Sucede así porque, en un país ordinario, el derecho penal se rige por el principio fundamental de garantizar los derechos de los ciudadanos, no de que se haga la voluntad de los jueces por cualquier medio necesario. En un país ordinario los jueces están al servicio de la ley, no la ley a su servicio. Tampoco resulta frecuente ver a diputados y senadores reclamando en los medios que se entregue a tal o cual ciudadano para que pueda ser condenado con todas las garantías; una práctica más propia de los estados del lejano oeste que de países europeos y ordinarios.
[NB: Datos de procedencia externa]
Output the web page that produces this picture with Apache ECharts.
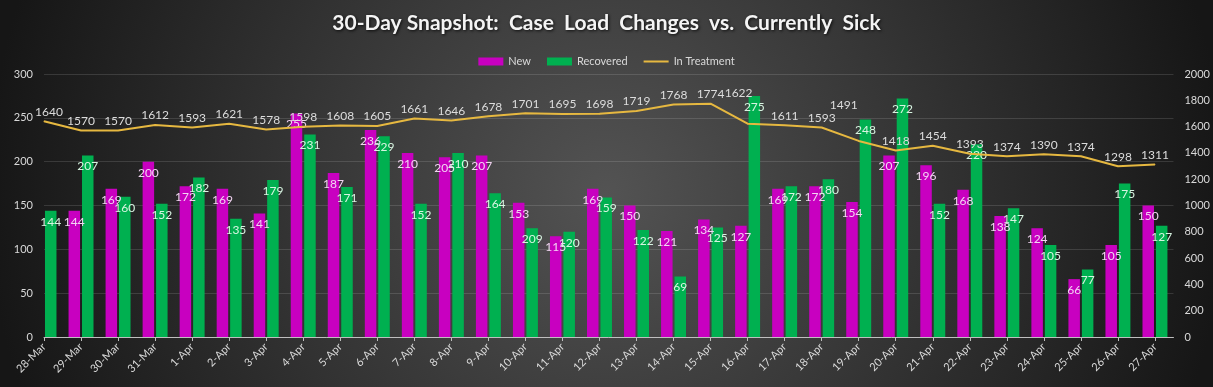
<!DOCTYPE html>
<html>
<head>
<meta charset="utf-8">
<script src="https://cdn.jsdelivr.net/npm/echarts@6/dist/echarts.min.js"></script>
<style>
html,body{margin:0;padding:0;background:#2a2a2a;}
#chart{width:1213px;height:387px;}
</style>
</head>
<body>
<div id="chart"></div>
<script>
var categories = ['28-Mar','29-Mar','30-Mar','31-Mar','1-Apr','2-Apr','3-Apr','4-Apr','5-Apr','6-Apr','7-Apr','8-Apr','9-Apr','10-Apr','11-Apr','12-Apr','13-Apr','14-Apr','15-Apr','16-Apr','17-Apr','18-Apr','19-Apr','20-Apr','21-Apr','22-Apr','23-Apr','24-Apr','25-Apr','26-Apr','27-Apr'];
var newCases = [null,144,169,200,172,169,141,255,187,236,210,205,207,153,115,169,150,121,134,127,169,172,154,207,196,168,138,124,66,105,150];
var recovered = [144,207,160,152,182,135,179,231,171,229,152,210,164,124,120,159,122,69,125,275,172,180,248,272,152,220,147,105,77,175,127];
// label text shown in the picture where it differs from the bar height
var recoveredLabelText = {13: '209'};
var inTreatment = [1640,1570,1570,1612,1593,1621,1578,1598,1608,1605,1661,1646,1678,1701,1695,1698,1719,1768,1774,1622,1611,1593,1491,1418,1454,1393,1374,1390,1374,1298,1311];
var leftTicks = {min:0, max:300, interval:50};
var rightTicks = {min:0, max:2000, interval:200};

var FONT = 'Lato, "Open Sans", sans-serif';
var idx = categories.map(function(c,i){return i;});

function pairs(arr){
  return arr.map(function(v,i){ return [i, v == null ? '-' : v]; });
}
// labels that were dragged away from their point in the original
var lineLabelOffsets = {0: [5, 0], 19: [-9, -21], 22: [-15, -26]};
var lineData = inTreatment.map(function(v,i){
  var item = {value:[i, v]};
  if (lineLabelOffsets[i]) item.label = {offset: lineLabelOffsets[i]};
  return item;
});

var chart = echarts.init(document.getElementById('chart'));
chart.setOption({
  backgroundColor: {
    type:'radial', x:0.5, y:0.5, r:1.6,
    colorStops:[{offset:0,color:'#535353'},{offset:1,color:'#161616'}]
  },
  animation:false,
  title:{
    text:'30-Day Snapshot:  Case  Load  Changes  vs.  Currently  Sick',
    left:'center', top:8,
    textStyle:{color:'#f4f4f4', fontSize:21, fontWeight:'bold', fontFamily:FONT,
      textShadowColor:'rgba(0,0,0,0.8)', textShadowBlur:3, textShadowOffsetX:1, textShadowOffsetY:1}
  },
  legend:{
    top:51, left:'center', itemWidth:25, itemHeight:8, itemGap:16,
    textStyle:{color:'#d9d9d9', fontSize:11, fontFamily:FONT},
    data:[{name:'New', icon:'rect'},{name:'Recovered', icon:'rect'},
          {name:'In Treatment', icon:'path://M0,0H25V2H0Z'}]
  },
  grid:{left:44, right:37, top:74, bottom:50},
  xAxis:{
    type:'value', min:0, max:categories.length - 0.5, interval:1,
    axisLine:{show:true, lineStyle:{color:'#bfbfbf', width:1}},
    axisTick:{show:true, length:4, lineStyle:{color:'#bfbfbf'}, customValues: idx},
    axisLabel:{color:'#d9d9d9', fontSize:11, fontFamily:FONT, rotate:45, margin:8,
      customValues: idx,
      formatter:function(v){ return categories[Math.round(v)] || ''; }},
    splitLine:{show:false}
  },
  yAxis:[{
    type:'value', min:leftTicks.min, max:leftTicks.max, interval:leftTicks.interval,
    axisLine:{show:false}, axisTick:{show:false},
    axisLabel:{color:'#d9d9d9', fontSize:11, fontFamily:FONT, margin:11},
    splitLine:{show:true, lineStyle:{color:'rgba(255,255,255,0.13)', width:1}}
  },{
    type:'value', min:rightTicks.min, max:rightTicks.max, interval:rightTicks.interval, position:'right',
    axisLine:{show:false}, axisTick:{show:false},
    axisLabel:{color:'#d9d9d9', fontSize:11, fontFamily:FONT, margin:11,
      formatter:function(v){ return String(v); }},
    splitLine:{show:false}
  }],
  series:[{
    name:'New', type:'bar', data:pairs(newCases), barWidth:11.5, barGap:'17%',
    itemStyle:{color:'#C800C0'},
    label:{show:true, position:'insideTop', distance:5, color:'#f3d4f3', fontSize:12, fontFamily:FONT}
  },{
    name:'Recovered', type:'bar', data:pairs(recovered), barWidth:11.5, barGap:'17%',
    itemStyle:{color:'#00B050'},
    label:{show:true, position:'insideTop', distance:5, color:'#d8f5e2', fontSize:12, fontFamily:FONT,
      formatter:function(p){ return recoveredLabelText[p.dataIndex] || p.value[1]; }}
  },{
    name:'In Treatment', type:'line', yAxisIndex:1, data:lineData,
    symbol:'circle', symbolSize:1, showSymbol:true, z:5,
    lineStyle:{color:'#E6B840', width:2},
    itemStyle:{color:'#E6B840'},
    label:{show:true, position:'top', distance:3, color:'#dcdcdc', fontSize:12, fontFamily:FONT,
      formatter:function(p){ return p.value[1]; }}
  }]
});
</script>
</body>
</html>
Antes de que Puigdemont pueda ser extraditado y juzgado han de resolverse dos procedimientos abiertos ante la Justicia europea, uno de ellos iniciado incluso por el órgano que pretende detenerle. La orden de detención debería haberse desactivado por completo en el sistema porque deben sustanciarse antes cuestiones sobre derechos fundamentales de un ciudadano ante la jurisdicción adecuada, porque así se garantizan mejor esos derechos, por respeto a la Justicia, a la Justicia europea y a la condición de europarlamentario y, sobre todo, por prudencia institucional del propio Supremo. Someter a la institución a un nuevo revés judicial por empeñarse en hacer cumplir una orden jurídicamente imposible parece de una frivolidad tan irresponsable como culpable. 

Como bien resuelve el juzgado de Cerdeña, la inmunidad de Puigdemont sigue vigente a los efectos de ejercer sus funciones como europarlamentario. De hecho, durante estos meses ha viajado a Alemania, Holanda o Francia sin que activase ningún programa de control de viajeros o alerta Schengen conocida. Aun dando por buena la historia contada sobre cómo se desencadena la detención, igual que podemos aceptar pulpo como animal de compañía, seguirían sin respuesta cuestiones aún más capitales ¿Qué sentido tiene mantener activa en el sistema una orden jurídicamente inviable? Ninguno ¿Por qué no se ha desactivado totalmente, aunque solo fuera por simple prudencia jurídica e institucional? Desde luego no para un mejor servicio a la Justicia ¿Qué beneficio se espera obtener para correr el riesgo de un desgaste institucional tan difícilmente soportable o reparable? Solo sabemos a quién perjudica: al diálogo y a la política.